What is occurring in Maine is the opposite of what has occurred in places where the “charter” university concept has taken hold–most notably Virginia. In those places, elite public universities have accepted lower state subsidies for more institutional “flexibility”–which has meant more aggressive efforts to attract out-of-state and international students who pay higher tuition. At the elite public universities, there are then fewer seats for -in-state students and especially for in-state students from economically disadvantaged or even less than affluent backgrounds.
Combine those realities with news such as that out of Indiana, where the number of degrees being awarded has increased but the number of state residents with degrees has declined, and it becomes clear that all of these efforts to privatize public education–to find ways of reducing public support for public education–undermine the goals that everyone keeps reiterating.
From politicians to university administrators, from faculty to students, from parents to taxpayers, everyone wants a first-class university system that has earned a regional, if not national, reputation for general excellence and that has become a national, if not international, leader in some specialized areas. This combination insures that a state will have an educated workforce attractive to any employer and that it will be especially attractive to employers in certain fields that can serve as drivers within the state’s economy. But both of those goals require retaining students in the workforce after they graduate, something that is a difficult proposition for most states and for most regions within states outside of their largest metro areas. It is a problem greatly exacerbated when increasing percentages of students at a state’s elite public universities have no real ties to the state.
At every level, administrators are proliferating and administrative “planning” seems to have become an unending preoccupation. Yet, most of the initiatives that have a real impact on how our institutions function are being driven by governors and legislators whose terms are limited by law or by ambition but whose impact may be disruptive well beyond their time in office. Most of them have, at best, only a passing interest in the complex issues facing higher education, and their interest in higher education is driven by ideological assumptions that have varying degrees of connection to reality. The result of this mix of increasingly corporatized institutional management and increasingly ideological state politics has been seen in very intensive but largely reactive exercises in administrative planning, which have resulted more in endless refinements to the planning processes than in any actual sustainable plans.
It is analogous to building a home one room at a time, one year to the next.

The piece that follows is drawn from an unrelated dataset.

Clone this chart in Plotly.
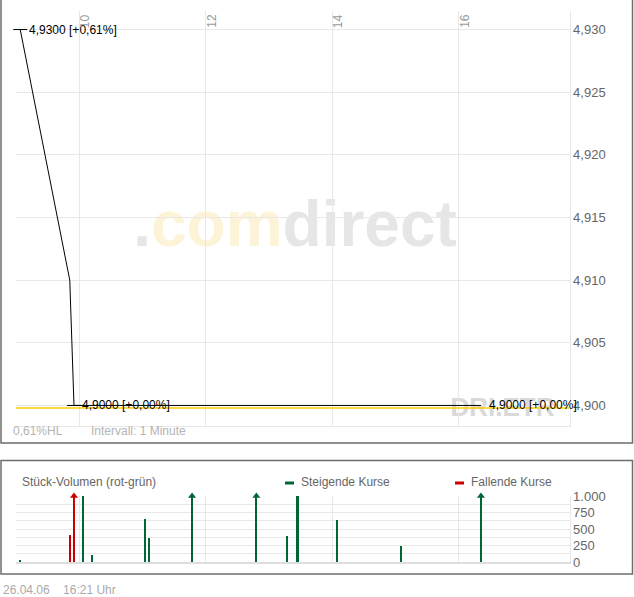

No matter how much planning goes into it, it’s going to end up looking like something that needed a lot more planning—when, in fact, no amount of planning was ever going to make the finished product look and function like a well-designed home looks and functions.
Most fundamentally, the politicians in a given state must actually support the concept that public higher education requires public—that is, taxpayer–support or it is no longer public higher education.
With more specific reference to what is occurring in Maine, a state cannot hope to sustain a system of public colleges and universities when state policy is being determined by wingnuts like Paul LePage.